Direct naar artikelinhoud

Ten slotte: filmmaker Pieter Verhoeff (1938-2019)

Hij stond er nooit bij stil dat hij bijna tachtig was, zei Pieter Verhoeff anderhalf jaar geleden in een interview in deze krant. “Anderen beginnen erover, maar ik werk met veel plezier en vreugde door.” Het heeft nog maar kort mogen duren.

Ten slotte: filmmaker Pieter Verhoeff (1938-2019)
Beeld anp

Woensdagavond overleed de productieve film- en tv-maker. In de tijd van genoemd interview gingen maar liefst twee films van hem in première op het Nederlands filmfestival: het docudrama Tokyo Trial over het Tokio Tribunaal en Echt Herman Koch, een portret van de bestseller auteur. Dat de twee films onvergelijkbaar zijn, illustreerde nog eens Verhoeffs veelzijdigheid.

Sfeerreportages

De in het Friese Lemmer geboren Verhoeff maakte na zijn afstuderen aan de Filmacademie in het begin van de jaren zeventig naam als medewerker van het roemruchte journalistieke VPRO-programma Het gat van Nederland. Daarin geen obligate hijgerige nieuwsreportages, maar sfeerreportages met oog voor treffende details achter de (politieke) schermen.

Verhoeff voelde zich als een vis in het water bij deze vernieuwende televisie. In 1974 leidde zijn nepdocumentaire Rudy Schokker huilt niet meer, waarin een in de buurt van Schiphol geboren baby gierend vliegtuiglawaai produceert als het huilt, tot controverse. Veel tv-kijkers trapten erin en dachten dat de baby in de ‘documentaire’, die een aanklacht was tegen de geluidsoverlast van Schiphol – toen al – dit geluid werkelijk voortbracht.

Filmmaker

Maar de veelzijdige Verhoeff wilde meer dan tv-reportages en documentaires maken. In 1980 maakte hij met Het teken van het beest zijn speelfilmdebuut. Met het waargebeurde verhaal over een anarchistische Fries die in 1929 vier veldwachters neerschoot toen zij zijn geliefde kwamen arresteren, manifesteerde Verhoeff zich als een sociaal bewogen filmmaker, die zich liet inspireren door onrecht in het (Friese) verleden.

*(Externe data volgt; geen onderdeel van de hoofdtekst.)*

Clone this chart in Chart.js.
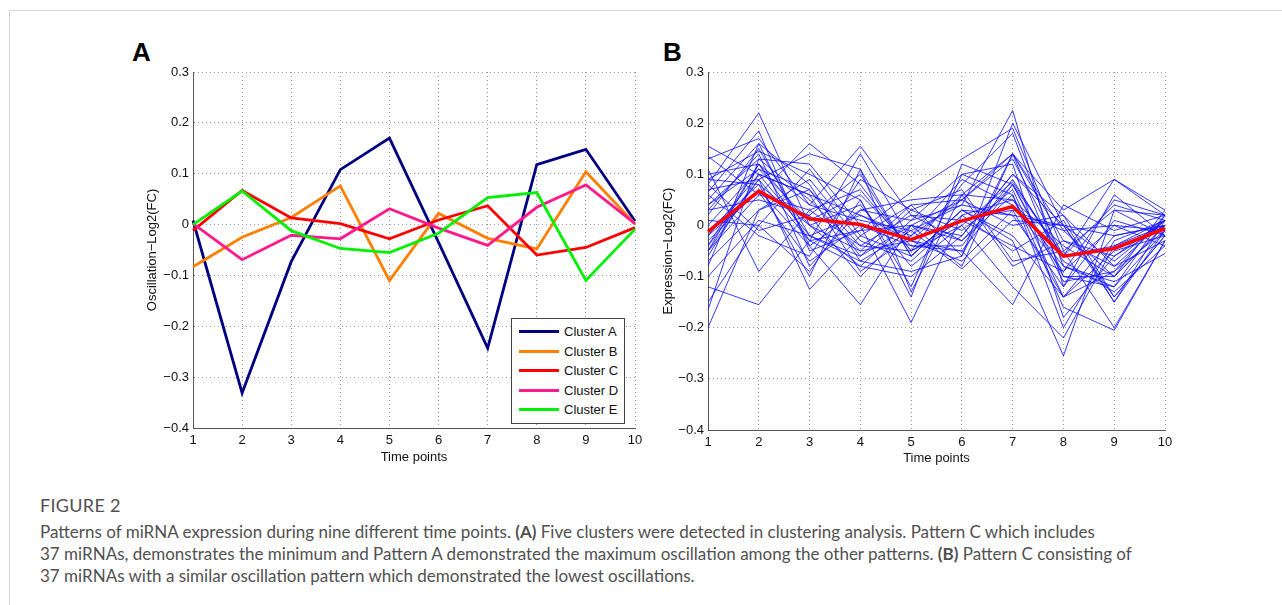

Het leverde naast Het teken van het beest de uitstekende drama’s De dream (1985) op, over een valse aanklacht in het begin van de vorige eeuw tegen drie anarchistisch-socialistische Friese broers, en Nynke (2001), over de schrijfster Nynke van Hitchum, die wegkwijnt als ze trouwt met de socialistische politicus Pieter Jelle Troelstra.

Van geluk gesproken

Dat Verhoeff ook lichtvoetiger werk kon maken, bewees hij  in 1987 met Van geluk gesproken, de verfilming van Marijke Höwelers bestseller. De zedenkomedie zocht het niet in lachen, gieren en brullen, maar was een innemend en ontroerend portret van een Amsterdamse volksbuurt. Naast speelfilms en documentaires maakte duizendpoot Verhoeff ook tv-series, zoals het op zijn Friese jeugd geïnspireerde De vuurtoren (1994).

Was er iets dat Verhoeff niet kon? Waarschijnlijk niet, want naast zijn documentaires, tv-series en speelfilms door regisseerde hij ook de eerste twee seizoenen van Jiskefet. Niet zonder trots merkte hij in eerder genoemd interview op dat de naam Jiskefet in zijn huis was verzonnen. Ook regisseerde hij een aantal tv-afleveringen van de plattelandssatire Radio Bergeijk.

Jeugdfilms

Tien jaar geleden bleek er met de boekverfilming De brief voor de koning ook een uitstekende jeugdfilmer in Verhoeff te huizen. Hij vond het leuk om een avonturenfilm te regisseren, merkte hij op in een interview, maar het ging toch vooral om de ontwikkeling van het geweten van de hoofdpersoon. “Hij leert te onderscheiden tussen goed en kwaad, wie wel te vertrouwen is en wie niet.”

Het was Verhoeff ten voeten uit: films mogen entertainment zijn, graag zelfs, maar nooit gratuit vertier. In Verhoeff woonden veel personages: een film- en tv-maker, een dominee, een onderwijzer, een nieuwsgierig jongetje, en, ook al woonde hij al meer dan een halve eeuw in Amsterdam, een nuchtere Fries. De film- en tv-wereld gaat hem missen.